YCISS to explore Arctic sovereignty and governance

The York Centre for International & Security Studies (YCISS) along with the Canadian International Council (CIC) will explore the political issues facing the Arctic at an upcoming discussion, titled "Canada and the Arctic: A Panel Discussion on Arctic Sovereignty", on Thursday, March 6.

The debate, part of the YCISS Contemporary Dilemmas in Canadian Security series, will take place from 7 to 9pm at the Marriott Bloor-Yorkville, 90 Bloor St. East, Toronto. Admission is free.

A leading Canadian expert on Arctic sovereignty, Michael Byers (right), a professor at the University of British Columbia and the Canada Research Chair in Global Politics and  International Law, will open the discussion with a talk about the current issues plaguing the Arctic. Byers is the author of the recently-published book Intent for a Nation: What is Canada For? (Douglas & McIntyre, 2007) and War Law: Understanding International Law and Armed Conflict (Douglas & McIntyre, 2005).

The pressures of environmental change and increasing economic activity is affecting sovereignty and governance in the Arctic, which has led to debates amongst states, multinational corporations and northern communities about how this region should be managed. Canada’s position is that it has sovereignty over the Northwest Passage and it is investing heavily in military resources to demonstrate it has control.

York political science professor Martin Shadwick, a well-known scholar of Canada’s defence and security policy and a research associate with YCISS, will debate the issues raised by Byers.

"There are basically three main issues – sovereignty, security and stewardship, with protection of the ecosystem falling under stewardship. These three issues have been around for quite some time, but they come into the public consciousness in a cyclical way," says Shadwick. "The media attracts attention to these issues and that rankles Canadian nerves. You get a flurry of responses from government, then the topic goes back into hibernation, and sovereignty, security and stewardship get lost in the shuffle. This happens every 10 to 15 years."

With the continued threat of global warming, Shadwick says those issues can no longer be pushed aside. "A lot of these are old issues, but their importance and magnitude are that much greater today and we can’t afford to sit on the sidelines. We need to ask, how are we going to use or not use the military or other government departments, and where will the First Nation’s people fit in because they are going to feel the effects first."

That is where the debate comes in, deciding how to tackle these issues, from sticking a Canada Post mailbox in the Arctic to signal sovereignty to using a surveillance satellite. "It becomes how to best do these three things and how much can be done unilaterally or multi-laterally. Some say we should put substantial investment in the military. Others say that’s not the way to go as it would militarize the Arctic," says Shadwick.

Either way, Shadwick says something has to be done now and the whole of government, including territorial governments and First Nation’s people need to be involved.
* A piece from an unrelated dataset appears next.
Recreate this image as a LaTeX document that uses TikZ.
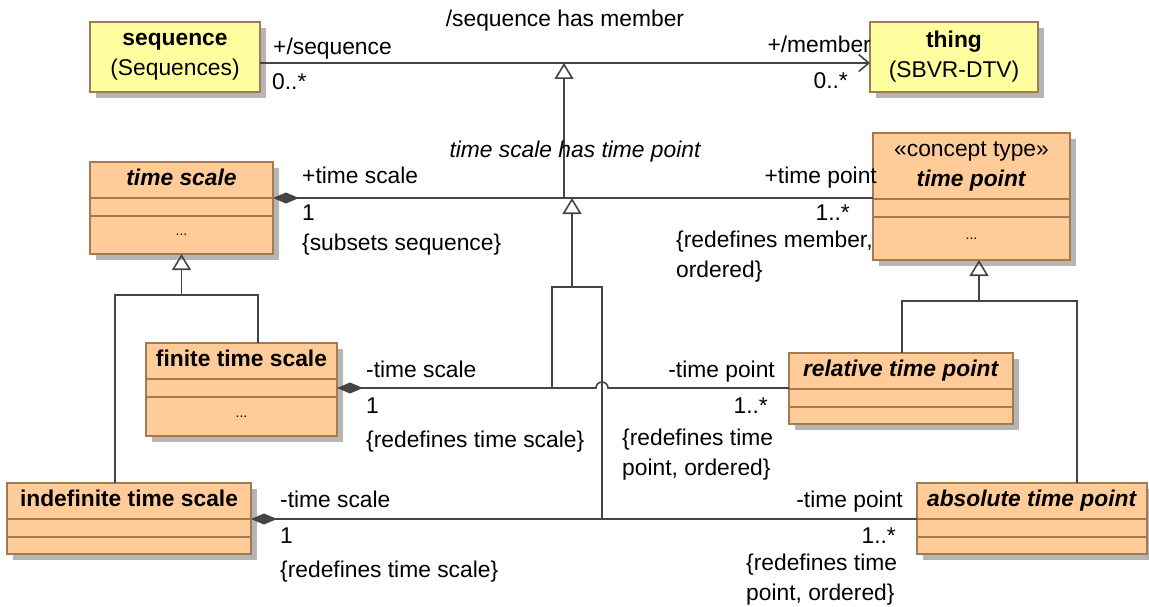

The government needs to come up with a short-, medium- and long-term plan.

"The conference gives us the opportunity to air these issues and debate the pros and cons of them," he says.

Shadwick is the former editor of Canadian Defence Quarterly. He is particularly interested in the military and Canadian society, strategic studies, and the relationship between the military and non-military roles of the Canadian Armed Forces such as search and rescue, disaster relief and fisheries protection.

Representatives of the federal government will also join the discussion.

YCISS considers this an important debate that will have a long-lasting impact on Canada’s place in the world. A question and answer session will follow.

An organized research unit, YCISS is also a Department of National Defence Security & Defence Forum (SDF) Centre of Expertise which strives to take an expansive view of the nature of security in the contemporary world.

CIC is a non-partisan, nationwide council established to strengthen Canada’s role in international affairs. It aims to advance research and dialogue on international affairs issues by supporting a Canadian foreign policy network that crosses academic disciplines, policy areas and economic sectors.